Almost all open source licenses have a warranty disclaimer.
The attribution here is a problem, and - despite you say you want this - I'm not sure you would actually want this. Why not?
It creates a legal hazard. Your company logo and name is a trademark. When someone adapts the work, they and they must retain the logo and company name, they open themselves up for trademark infringement suits. They may not pass themselves off as you, yet you want to enforce this possible confusion. That's not a good idea.
You probably want to prevent that a very bad product is distributed with your name on it. This is part of the reason trademark law exists. If nothing is stopping them from making a really bad derivative work, and you force them to put your name on it, that's probably not a situation you want to find yourself in.
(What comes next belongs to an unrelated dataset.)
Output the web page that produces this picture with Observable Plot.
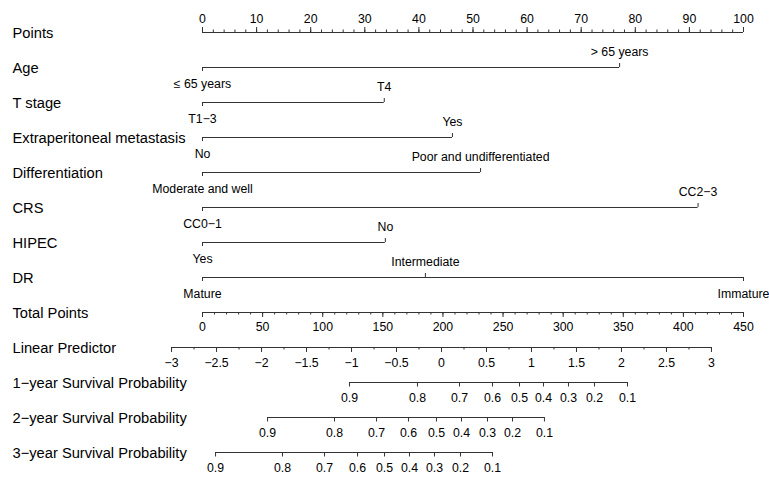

The GPL suite of licenses does include the following phrasing:
An interactive user interface displays “Appropriate Legal Notices” to the extent that it includes a convenient and prominently visible feature that (1) displays an appropriate copyright notice, and (2) tells the user that there is no warranty for the work (except to the extent that warranties are provided), that licensees may convey the work under this License, and how to view a copy of this License. If the interface presents a list of user commands or options, such as a menu, a prominent item in the list meets this criterion.
and in 7.b of the GPLv3 allows
Requiring preservation of specified reasonable legal notices or author attributions in that material or in the Appropriate Legal Notices displayed by works containing it;
So this allows you to require attribution to be maintained (along with off course the new copyright holder) in some prominently visible place.
Such provisions exists for all of the GPL suite, GPL, LGPL, AGPL, versions 2 and 3.